The Vandegrifter
Fanny Van de Grift Stevenson
This project aims to shift attention on Stevenson from biography to literary output, considering her within the context of other late nineteenth century American women writers. Stevenson’s archives comprise boxes on boxes of records held in the National Library of Scotland, the Yale University Library, and the California State Park Archives, as well as the independent Robert Louis Stevenson Museum in St. Helena where these manuscripts are held.
Stevenson has always occupied a metamorphic, ambiguous space in critical and literary historical memory. Historians and biographers have tended to polarise depictions of her life as one of either overwhelming self-sacrifice and romance, or one of calculating manipulation and unkindness. In neither case do these various accounts Stevenson’s life position her as a writer or artist, despite both of those occupations being her lifelong interests. At most, such narratives have described Stevenson as a storyteller. As Heather Waldroup argues, “Stevenson certainly takes pleasure in describing, in the telling of a story … her life experience gave her a knack for interpreting and explaining narratives around her.”[4] Stevenson's letters, stories, and other writing capture her dry wit, and her talent for weaving captivating tales.
As an example, Stevenson notes in a diary entry from 1894 that a guest at their home in Apia, Samoa, had been particularly irritating. Stevenson describes the problematic visitor, dubbed “the Frenchman,” with her characteristic sarcasm. Though the man may have been “quite clever in many ways,” he is reportedly “beyond measure wearisome with long complicated boastful stories about himself, most of them patently false.” Though the man calls himself “a dreamer,” Stevenson muses, “I think him a nightmare” (1894). Her letters and diaries are full of such compelling and incisive reflections, but have seldom been critically acknowledged, especially those from before the famous Stevenson family voyage to––and settlement in––Samoa.

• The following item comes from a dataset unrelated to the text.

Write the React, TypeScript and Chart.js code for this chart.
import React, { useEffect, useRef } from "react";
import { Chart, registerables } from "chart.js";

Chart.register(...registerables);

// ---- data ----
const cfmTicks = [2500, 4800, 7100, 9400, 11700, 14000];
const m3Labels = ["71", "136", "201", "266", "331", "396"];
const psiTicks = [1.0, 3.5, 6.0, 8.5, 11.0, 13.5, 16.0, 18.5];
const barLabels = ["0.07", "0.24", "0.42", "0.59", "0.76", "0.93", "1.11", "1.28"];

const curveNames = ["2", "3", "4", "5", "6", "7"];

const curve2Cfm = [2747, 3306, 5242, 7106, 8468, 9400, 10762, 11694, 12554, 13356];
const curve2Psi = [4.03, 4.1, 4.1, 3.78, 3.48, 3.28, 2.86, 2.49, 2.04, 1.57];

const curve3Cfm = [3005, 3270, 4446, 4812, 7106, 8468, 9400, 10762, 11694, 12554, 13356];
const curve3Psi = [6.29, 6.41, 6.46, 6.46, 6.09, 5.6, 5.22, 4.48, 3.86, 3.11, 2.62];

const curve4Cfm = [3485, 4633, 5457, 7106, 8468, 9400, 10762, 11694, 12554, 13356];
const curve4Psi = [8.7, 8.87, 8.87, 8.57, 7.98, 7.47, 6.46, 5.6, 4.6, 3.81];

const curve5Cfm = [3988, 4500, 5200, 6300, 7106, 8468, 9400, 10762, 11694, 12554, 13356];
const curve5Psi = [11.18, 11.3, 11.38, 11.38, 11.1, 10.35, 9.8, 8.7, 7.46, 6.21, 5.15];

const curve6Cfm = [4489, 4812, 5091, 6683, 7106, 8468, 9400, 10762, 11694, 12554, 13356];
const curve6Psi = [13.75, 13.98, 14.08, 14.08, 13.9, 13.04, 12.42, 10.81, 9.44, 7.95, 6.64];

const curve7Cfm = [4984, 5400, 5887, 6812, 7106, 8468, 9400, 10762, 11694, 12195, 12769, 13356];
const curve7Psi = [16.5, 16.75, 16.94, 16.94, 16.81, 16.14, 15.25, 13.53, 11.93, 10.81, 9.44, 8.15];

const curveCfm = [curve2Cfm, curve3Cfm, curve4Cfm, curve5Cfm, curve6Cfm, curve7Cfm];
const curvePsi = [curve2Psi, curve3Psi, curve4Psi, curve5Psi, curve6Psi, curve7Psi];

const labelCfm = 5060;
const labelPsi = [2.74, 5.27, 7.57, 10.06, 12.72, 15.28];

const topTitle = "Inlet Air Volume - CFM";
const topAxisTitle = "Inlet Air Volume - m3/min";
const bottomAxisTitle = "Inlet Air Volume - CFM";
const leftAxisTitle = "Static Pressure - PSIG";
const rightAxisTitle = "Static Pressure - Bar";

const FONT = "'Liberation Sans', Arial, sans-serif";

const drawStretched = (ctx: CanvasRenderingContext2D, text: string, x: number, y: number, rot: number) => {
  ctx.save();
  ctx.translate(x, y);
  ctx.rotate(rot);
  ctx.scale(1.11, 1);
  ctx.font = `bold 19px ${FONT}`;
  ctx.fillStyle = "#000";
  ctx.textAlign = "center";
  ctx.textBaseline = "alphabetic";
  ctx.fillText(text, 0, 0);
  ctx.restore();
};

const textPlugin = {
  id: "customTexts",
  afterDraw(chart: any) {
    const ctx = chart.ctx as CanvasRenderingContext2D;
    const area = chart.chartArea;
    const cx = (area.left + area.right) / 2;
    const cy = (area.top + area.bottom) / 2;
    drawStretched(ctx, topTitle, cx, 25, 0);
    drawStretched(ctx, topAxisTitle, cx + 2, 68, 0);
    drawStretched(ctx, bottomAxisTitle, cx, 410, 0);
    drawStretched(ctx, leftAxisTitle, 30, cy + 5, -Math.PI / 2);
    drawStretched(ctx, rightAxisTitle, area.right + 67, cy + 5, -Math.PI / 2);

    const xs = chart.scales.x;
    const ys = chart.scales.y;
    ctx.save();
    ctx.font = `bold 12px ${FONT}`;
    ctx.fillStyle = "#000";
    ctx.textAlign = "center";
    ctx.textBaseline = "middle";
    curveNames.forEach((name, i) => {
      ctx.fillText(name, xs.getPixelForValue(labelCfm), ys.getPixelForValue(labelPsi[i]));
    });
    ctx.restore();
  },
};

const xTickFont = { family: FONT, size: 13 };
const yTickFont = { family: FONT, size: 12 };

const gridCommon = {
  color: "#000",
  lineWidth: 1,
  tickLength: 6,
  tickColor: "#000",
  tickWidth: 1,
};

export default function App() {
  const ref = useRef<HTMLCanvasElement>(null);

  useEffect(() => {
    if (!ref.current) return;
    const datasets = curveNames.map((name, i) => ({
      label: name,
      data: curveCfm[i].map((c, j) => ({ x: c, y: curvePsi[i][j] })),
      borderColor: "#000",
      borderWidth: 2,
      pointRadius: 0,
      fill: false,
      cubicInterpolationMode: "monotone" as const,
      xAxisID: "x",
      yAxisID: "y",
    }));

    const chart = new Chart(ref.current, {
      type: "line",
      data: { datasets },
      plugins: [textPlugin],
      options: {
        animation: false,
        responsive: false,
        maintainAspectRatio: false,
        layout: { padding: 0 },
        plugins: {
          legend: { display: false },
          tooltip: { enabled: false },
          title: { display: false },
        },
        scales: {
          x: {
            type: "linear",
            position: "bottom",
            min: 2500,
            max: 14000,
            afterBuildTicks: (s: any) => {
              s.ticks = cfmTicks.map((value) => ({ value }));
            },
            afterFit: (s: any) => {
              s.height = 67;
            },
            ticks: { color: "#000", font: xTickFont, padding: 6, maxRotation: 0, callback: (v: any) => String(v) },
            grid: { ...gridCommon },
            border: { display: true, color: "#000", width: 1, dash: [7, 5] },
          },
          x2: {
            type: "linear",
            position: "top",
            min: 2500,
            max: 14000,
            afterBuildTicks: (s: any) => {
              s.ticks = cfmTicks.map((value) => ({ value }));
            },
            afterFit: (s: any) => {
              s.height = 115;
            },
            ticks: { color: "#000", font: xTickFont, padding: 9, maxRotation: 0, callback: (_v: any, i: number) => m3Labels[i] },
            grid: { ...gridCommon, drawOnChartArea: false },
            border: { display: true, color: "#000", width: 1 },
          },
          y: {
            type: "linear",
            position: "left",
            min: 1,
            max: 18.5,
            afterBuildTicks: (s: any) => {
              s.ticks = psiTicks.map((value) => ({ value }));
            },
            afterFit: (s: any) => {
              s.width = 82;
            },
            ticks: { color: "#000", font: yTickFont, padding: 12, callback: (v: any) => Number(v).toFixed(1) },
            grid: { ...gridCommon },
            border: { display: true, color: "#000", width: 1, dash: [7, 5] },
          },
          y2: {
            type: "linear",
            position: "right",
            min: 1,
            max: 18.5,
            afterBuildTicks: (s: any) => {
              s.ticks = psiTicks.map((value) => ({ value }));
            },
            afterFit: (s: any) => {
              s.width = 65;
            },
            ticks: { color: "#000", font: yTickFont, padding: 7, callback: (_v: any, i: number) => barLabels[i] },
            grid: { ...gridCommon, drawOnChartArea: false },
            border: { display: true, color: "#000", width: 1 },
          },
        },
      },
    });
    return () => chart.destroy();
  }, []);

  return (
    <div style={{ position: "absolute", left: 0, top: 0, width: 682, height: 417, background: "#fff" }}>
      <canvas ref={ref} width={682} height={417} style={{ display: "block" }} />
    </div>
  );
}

Every scholar and writer presents wildly different conceptions of how Stevenson impacted those around her. Stevenson’s sister, Nellie Van de Grift Sanchez, affirms the potential of Stevenson's literary accomplishments, considering that, if her sister had not chosen to “devote her time and strength to … the support and encouragement of others, there is no saying how far she might have gone, for she had an active, creative imagination, and a discriminating, critical judgment of style.” In one evocative description, Sanchez calls her a “sort of spiritual X-ray” capable of discerning someone’s character almost immediately.[5] All her life, Stevenson was plagued by anxiety and shyness, and she did not like to talk about her own work, even though she was in the public eye for much of her life.
Stevenson also maintained a close friendship with Henry James, whom she had met through her husband, but remained close with long after Louis's death. Rumours have often circulated surreptitiously that various stories and novels by James, some quite celebrated, took the Stevensons as inspiration: he was reportedly fascinated by the Stevensons’ marriage and collaborative spirit. Indeed, Stevenson and Louis regularly collaborated, either on plays, their 1885 volume The Dynamiter, or on more daily tasks such as scribing, rewriting, or editing.
In her introductions to Louis’s volumes and in her letters, Stevenson deflects from her contributions to his writing, despite her husband openly acknowledging such efforts in his own letters and papers. Some of her letters point towards Stevenson's fraught relationship with the idea of writing for a living: she wrote to her mother-in-law, Margaret Stevenson, in March 1881, concerned about her son Lloyd, who was uninspired by his studies. “So far,” Stevenson writes, “he seems to show no bent for anything more than literature, and that is an uncertain reed to lean upon.”[6] The “uncertain reed” of public authorship, though, did not stop Stevenson from writing on her own terms, to her own ends. In correspondence with Sidney Colvin in May 1889, Stevenson details her frustration with Louis’s equivocation over writing a volume on their Pacific travels. Stevenson laments that, with her “own feeble hand,” she could “write a book that the whole world would jump at.” However, in the preface to Stevenson's own travel narrative, The Cruise of the Janet Nichol (1914), she declares that the whole diary was “only intended to be a collection of hints to help [her] husband’s memory” as he wrote his own accounts.[7]
The tension between Stevenson’s bold claim in her letter to Colvin and the latter modesty indicates some of the many sacrifices Stevenson made in her own writing in order to support her husband's career. This project serves to intervene into these imbalances and amplify Stevenson’s unpublished writing for the first time, as part of an under-acknowledged tradition of late nineteenth century women’s writing, rather than as an auxiliary of her husband.